REQUIREMENTS. Please find all lines in the data that hold the string "matplotlib" and copy them.

GIVEN MATERIAL.
———

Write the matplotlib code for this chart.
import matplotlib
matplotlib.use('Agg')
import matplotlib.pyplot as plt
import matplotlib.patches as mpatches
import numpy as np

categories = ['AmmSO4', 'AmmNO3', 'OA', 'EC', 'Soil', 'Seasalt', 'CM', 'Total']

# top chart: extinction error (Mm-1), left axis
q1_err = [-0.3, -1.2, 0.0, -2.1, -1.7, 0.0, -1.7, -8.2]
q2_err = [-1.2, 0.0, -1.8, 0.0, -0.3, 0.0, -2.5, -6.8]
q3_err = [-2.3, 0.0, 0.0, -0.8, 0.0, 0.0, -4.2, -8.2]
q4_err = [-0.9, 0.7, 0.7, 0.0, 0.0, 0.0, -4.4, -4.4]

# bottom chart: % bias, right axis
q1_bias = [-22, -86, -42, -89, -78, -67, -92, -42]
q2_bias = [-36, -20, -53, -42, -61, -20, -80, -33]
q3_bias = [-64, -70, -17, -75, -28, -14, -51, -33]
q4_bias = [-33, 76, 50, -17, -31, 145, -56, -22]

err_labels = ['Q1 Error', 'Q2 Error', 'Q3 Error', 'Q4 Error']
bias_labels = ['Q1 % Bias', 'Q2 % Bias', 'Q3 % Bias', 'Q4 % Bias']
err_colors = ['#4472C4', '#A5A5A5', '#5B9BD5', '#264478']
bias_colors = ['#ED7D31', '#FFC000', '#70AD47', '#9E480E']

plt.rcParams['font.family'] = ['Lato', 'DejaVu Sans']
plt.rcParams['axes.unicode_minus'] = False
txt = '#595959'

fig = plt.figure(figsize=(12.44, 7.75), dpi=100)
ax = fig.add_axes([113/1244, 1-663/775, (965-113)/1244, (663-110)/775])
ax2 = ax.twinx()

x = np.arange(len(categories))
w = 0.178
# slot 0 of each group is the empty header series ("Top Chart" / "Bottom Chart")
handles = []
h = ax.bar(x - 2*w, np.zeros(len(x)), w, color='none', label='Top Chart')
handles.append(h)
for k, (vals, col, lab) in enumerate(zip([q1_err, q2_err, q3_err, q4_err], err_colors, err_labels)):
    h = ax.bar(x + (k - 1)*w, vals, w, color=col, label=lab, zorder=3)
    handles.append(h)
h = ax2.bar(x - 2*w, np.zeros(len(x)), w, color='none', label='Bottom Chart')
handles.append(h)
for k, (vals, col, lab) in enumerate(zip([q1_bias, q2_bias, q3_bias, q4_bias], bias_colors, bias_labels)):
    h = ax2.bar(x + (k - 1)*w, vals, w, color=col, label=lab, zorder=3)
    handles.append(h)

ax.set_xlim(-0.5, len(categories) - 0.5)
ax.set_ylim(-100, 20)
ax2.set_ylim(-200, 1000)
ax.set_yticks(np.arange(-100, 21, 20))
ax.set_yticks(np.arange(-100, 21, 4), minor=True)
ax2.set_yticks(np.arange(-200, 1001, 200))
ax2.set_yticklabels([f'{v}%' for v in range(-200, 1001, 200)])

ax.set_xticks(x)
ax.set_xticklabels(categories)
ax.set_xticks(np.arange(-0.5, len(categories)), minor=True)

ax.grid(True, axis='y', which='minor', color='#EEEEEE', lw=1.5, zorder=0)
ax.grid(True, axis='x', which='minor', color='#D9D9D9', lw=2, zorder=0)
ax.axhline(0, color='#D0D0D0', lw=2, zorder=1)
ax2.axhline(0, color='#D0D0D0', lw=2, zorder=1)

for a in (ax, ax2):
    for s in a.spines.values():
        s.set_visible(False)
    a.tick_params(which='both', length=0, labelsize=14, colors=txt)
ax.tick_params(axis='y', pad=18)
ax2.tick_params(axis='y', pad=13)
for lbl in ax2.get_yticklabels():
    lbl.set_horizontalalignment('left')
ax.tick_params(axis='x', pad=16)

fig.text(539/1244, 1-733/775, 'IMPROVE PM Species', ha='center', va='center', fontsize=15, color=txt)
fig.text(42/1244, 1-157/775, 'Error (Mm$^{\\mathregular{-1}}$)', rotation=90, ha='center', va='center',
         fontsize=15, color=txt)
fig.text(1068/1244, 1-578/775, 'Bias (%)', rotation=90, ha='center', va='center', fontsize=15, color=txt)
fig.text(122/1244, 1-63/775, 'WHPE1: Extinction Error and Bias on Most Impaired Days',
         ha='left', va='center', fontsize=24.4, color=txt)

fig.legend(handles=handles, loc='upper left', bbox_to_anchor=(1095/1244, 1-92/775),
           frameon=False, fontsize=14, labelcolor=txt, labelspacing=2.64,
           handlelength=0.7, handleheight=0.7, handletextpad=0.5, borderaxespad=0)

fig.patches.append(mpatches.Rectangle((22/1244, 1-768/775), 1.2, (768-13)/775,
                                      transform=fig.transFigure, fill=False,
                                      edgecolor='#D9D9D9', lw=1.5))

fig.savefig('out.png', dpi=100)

———

SOLVED EXERCISE.
Write the matplotlib code for this chart.
import matplotlib
matplotlib.use('Agg')
import matplotlib.pyplot as plt
import matplotlib.patches as mpatches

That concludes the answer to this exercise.